--- Your goal ---
Repeat exactly the lines from the line with "Write a web" to the line with "const y_ticks = [0, 0.2, 0.4, 0.6, 0.8, 1.0];", including both, and leave out any pictures.

● ● ● ●

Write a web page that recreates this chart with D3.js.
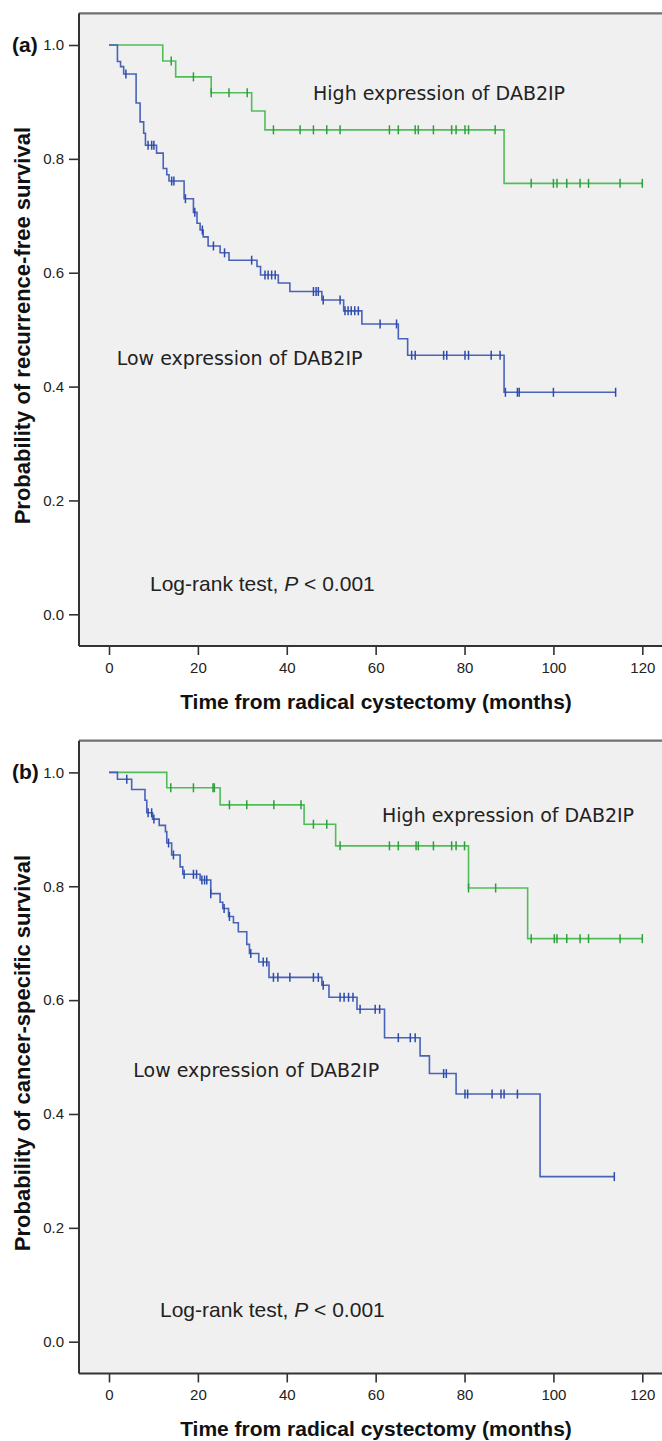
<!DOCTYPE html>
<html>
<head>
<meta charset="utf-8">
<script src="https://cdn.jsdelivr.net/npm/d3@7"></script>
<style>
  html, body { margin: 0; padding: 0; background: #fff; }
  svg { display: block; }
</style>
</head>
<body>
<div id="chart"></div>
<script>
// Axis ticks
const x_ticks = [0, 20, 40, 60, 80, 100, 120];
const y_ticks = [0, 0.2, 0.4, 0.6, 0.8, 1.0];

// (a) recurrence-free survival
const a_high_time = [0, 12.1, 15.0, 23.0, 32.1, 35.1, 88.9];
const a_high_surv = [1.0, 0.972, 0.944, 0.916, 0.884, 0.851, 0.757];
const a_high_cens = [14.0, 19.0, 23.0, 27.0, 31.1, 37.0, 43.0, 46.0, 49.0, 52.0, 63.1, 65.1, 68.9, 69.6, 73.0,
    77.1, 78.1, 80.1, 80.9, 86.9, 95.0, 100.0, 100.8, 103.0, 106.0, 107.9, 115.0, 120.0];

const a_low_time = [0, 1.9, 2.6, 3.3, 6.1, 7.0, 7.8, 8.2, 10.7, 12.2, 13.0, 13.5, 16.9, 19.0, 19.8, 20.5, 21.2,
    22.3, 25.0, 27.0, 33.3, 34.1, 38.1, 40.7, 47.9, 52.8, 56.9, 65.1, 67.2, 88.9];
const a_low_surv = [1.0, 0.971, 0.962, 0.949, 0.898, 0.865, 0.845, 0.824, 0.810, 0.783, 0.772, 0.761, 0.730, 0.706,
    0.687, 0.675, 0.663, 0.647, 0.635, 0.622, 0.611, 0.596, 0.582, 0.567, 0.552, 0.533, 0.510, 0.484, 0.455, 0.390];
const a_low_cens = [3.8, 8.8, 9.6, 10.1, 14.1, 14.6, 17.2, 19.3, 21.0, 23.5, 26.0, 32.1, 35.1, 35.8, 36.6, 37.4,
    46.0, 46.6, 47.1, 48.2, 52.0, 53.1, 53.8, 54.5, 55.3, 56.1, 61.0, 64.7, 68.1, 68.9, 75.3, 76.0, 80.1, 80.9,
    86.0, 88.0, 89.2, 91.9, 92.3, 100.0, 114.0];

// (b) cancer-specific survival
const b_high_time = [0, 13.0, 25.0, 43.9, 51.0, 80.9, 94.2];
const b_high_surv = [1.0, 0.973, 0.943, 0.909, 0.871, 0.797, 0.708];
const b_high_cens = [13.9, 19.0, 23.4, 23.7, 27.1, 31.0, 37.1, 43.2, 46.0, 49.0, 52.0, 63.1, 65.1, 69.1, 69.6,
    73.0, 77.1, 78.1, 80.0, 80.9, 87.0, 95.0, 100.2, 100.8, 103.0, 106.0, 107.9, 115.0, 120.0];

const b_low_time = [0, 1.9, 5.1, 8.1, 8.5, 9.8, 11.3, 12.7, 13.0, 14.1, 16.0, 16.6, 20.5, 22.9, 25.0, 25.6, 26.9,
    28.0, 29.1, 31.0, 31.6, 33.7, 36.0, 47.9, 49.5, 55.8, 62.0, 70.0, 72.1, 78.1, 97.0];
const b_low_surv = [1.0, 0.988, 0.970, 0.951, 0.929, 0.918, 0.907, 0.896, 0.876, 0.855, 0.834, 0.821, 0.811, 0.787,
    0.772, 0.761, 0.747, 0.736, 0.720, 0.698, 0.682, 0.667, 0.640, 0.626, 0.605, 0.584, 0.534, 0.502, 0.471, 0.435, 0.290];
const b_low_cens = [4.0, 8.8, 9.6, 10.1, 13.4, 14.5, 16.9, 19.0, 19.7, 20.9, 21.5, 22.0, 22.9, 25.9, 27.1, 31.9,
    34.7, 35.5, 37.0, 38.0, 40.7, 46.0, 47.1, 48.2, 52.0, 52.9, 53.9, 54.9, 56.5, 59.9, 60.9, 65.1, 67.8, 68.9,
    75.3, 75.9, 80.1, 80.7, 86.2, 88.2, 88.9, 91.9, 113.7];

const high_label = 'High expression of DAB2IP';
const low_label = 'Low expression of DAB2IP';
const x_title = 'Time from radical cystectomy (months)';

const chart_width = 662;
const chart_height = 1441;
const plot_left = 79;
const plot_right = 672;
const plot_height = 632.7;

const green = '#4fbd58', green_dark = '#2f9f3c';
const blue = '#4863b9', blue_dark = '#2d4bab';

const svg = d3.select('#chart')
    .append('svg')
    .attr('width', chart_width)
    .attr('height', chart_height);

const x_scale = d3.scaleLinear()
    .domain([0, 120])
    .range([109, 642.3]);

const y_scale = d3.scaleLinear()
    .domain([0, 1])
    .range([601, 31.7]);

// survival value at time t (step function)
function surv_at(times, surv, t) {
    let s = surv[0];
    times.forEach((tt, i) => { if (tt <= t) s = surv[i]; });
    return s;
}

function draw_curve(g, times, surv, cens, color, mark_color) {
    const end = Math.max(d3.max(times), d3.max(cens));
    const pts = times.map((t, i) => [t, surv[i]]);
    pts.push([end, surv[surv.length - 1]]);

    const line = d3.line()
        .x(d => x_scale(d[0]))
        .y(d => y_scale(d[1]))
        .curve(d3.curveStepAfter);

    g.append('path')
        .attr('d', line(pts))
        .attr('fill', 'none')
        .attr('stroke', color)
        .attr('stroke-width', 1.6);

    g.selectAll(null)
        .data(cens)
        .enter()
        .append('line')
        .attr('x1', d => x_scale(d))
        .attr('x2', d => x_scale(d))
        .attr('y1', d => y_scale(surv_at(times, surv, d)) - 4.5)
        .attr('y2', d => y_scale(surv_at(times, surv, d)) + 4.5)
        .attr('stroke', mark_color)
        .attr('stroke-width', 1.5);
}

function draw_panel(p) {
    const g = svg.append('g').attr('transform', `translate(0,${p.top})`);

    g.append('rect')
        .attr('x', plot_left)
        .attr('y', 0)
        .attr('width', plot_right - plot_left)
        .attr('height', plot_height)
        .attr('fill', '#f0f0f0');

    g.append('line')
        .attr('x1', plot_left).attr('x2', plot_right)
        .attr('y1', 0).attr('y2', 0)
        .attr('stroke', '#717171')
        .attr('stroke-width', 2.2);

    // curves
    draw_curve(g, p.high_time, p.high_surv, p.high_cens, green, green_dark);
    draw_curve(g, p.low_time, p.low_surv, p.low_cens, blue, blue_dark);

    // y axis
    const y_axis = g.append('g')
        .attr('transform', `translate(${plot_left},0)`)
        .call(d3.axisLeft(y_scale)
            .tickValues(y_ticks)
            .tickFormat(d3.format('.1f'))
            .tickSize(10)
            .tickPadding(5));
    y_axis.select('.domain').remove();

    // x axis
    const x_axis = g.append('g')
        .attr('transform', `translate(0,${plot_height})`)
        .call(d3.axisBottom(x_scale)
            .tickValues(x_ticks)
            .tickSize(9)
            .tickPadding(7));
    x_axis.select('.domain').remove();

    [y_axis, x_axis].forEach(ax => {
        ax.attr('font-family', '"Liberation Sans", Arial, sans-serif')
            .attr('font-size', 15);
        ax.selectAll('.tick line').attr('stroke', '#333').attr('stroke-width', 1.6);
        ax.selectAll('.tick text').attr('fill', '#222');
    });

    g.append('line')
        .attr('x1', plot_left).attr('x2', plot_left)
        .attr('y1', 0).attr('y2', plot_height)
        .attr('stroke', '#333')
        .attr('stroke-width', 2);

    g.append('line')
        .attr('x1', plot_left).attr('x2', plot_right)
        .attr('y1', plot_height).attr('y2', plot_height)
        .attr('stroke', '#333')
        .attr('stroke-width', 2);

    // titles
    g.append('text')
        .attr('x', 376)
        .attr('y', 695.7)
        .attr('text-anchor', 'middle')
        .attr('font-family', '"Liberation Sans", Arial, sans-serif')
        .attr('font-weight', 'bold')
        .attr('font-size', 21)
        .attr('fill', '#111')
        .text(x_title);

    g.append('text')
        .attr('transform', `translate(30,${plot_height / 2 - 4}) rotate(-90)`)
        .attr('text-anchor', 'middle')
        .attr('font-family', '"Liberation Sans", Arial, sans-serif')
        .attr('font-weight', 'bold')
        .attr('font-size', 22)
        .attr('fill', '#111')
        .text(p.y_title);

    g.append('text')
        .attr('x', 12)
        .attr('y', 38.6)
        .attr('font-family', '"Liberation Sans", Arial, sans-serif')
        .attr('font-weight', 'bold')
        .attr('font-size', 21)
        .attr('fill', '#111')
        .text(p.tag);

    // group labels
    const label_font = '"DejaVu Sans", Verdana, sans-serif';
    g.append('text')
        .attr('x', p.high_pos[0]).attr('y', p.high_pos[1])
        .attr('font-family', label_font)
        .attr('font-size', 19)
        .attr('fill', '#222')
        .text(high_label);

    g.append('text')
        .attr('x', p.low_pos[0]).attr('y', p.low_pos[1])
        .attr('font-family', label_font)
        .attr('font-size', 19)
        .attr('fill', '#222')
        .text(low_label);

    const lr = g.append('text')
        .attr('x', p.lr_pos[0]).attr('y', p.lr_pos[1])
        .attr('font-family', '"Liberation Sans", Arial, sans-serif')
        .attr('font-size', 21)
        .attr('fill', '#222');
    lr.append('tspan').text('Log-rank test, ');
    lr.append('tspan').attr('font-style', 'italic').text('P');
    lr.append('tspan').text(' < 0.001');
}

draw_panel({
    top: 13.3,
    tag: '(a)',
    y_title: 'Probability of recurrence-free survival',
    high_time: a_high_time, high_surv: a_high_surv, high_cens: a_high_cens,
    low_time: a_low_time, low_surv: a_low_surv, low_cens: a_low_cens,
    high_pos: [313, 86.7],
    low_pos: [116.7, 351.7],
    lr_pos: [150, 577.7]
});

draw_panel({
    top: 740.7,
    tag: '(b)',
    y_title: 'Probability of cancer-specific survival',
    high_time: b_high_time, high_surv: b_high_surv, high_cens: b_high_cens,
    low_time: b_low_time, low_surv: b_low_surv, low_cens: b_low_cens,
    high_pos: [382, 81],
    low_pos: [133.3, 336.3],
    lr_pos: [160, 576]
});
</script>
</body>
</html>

● ● ● ●

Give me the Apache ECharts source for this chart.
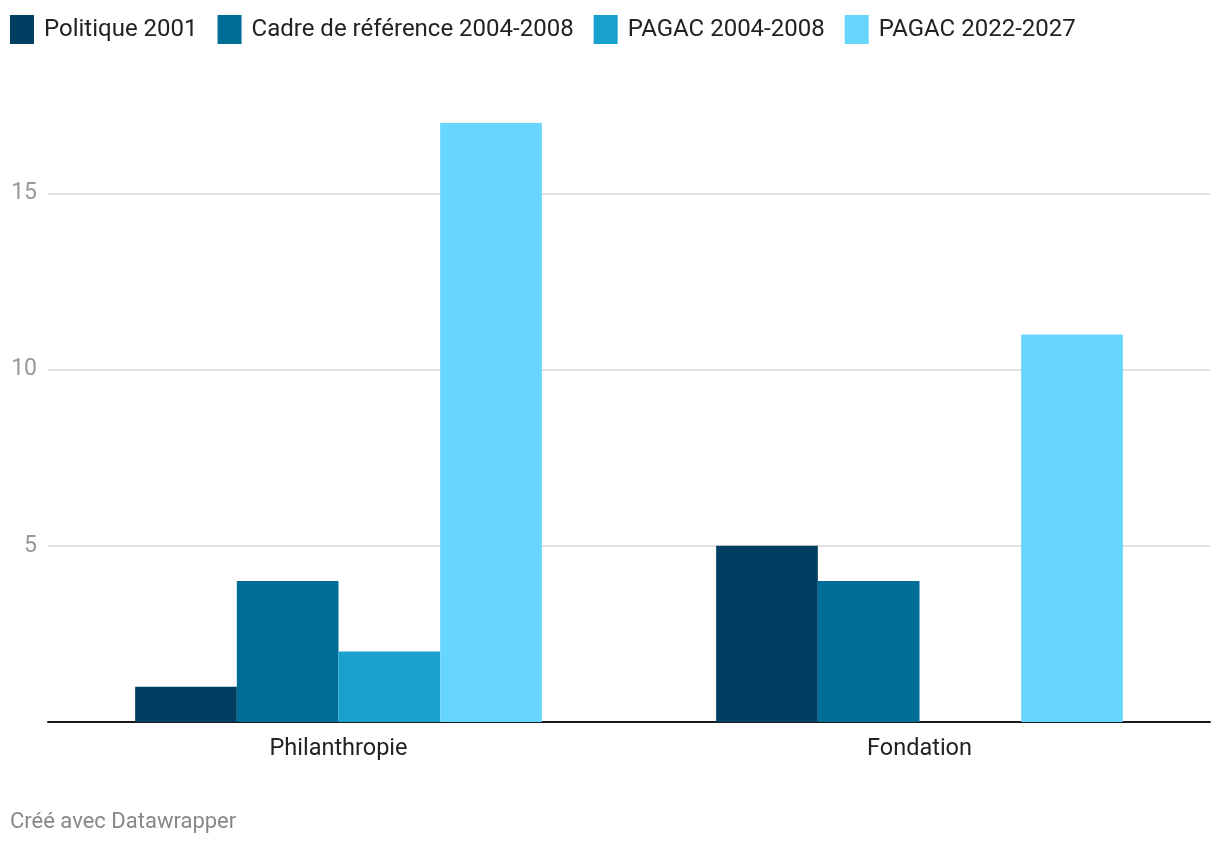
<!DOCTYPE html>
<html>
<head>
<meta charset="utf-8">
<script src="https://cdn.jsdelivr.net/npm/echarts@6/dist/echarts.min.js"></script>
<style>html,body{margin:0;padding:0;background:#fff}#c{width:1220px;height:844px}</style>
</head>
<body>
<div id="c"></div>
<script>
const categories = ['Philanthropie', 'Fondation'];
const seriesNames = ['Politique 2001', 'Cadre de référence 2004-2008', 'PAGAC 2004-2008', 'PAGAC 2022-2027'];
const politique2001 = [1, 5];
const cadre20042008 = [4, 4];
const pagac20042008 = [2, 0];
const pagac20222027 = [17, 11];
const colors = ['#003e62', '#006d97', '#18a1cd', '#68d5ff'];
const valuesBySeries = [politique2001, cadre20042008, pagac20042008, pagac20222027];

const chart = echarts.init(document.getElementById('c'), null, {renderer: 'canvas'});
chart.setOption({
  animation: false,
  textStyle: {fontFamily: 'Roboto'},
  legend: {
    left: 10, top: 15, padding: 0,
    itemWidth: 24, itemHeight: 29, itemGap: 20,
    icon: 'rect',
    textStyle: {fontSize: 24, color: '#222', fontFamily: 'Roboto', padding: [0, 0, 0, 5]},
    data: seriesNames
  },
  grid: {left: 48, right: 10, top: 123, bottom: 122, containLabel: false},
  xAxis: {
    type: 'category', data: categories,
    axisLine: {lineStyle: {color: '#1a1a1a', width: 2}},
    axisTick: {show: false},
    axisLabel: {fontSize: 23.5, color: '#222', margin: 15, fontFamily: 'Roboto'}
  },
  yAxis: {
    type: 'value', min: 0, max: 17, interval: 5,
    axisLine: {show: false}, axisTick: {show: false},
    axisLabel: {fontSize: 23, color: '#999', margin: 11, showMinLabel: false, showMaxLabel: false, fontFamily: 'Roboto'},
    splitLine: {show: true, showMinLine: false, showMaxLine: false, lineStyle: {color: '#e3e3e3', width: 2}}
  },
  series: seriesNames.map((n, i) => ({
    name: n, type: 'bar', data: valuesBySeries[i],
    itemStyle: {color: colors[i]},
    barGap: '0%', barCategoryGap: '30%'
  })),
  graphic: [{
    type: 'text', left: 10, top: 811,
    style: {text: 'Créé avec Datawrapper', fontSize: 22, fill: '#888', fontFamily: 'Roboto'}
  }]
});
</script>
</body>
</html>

● ● ● ●

--- Completed task ---
Write a web page that recreates this chart with D3.js.
<!DOCTYPE html>
<html>
<head>
<meta charset="utf-8">
<script src="https://cdn.jsdelivr.net/npm/d3@7"></script>
<style>
  html, body { margin: 0; padding: 0; background: #fff; }
  svg { display: block; }
</style>
</head>
<body>
<div id="chart"></div>
<script>
// Axis ticks
const x_ticks = [0, 20, 40, 60, 80, 100, 120];
const y_ticks = [0, 0.2, 0.4, 0.6, 0.8, 1.0];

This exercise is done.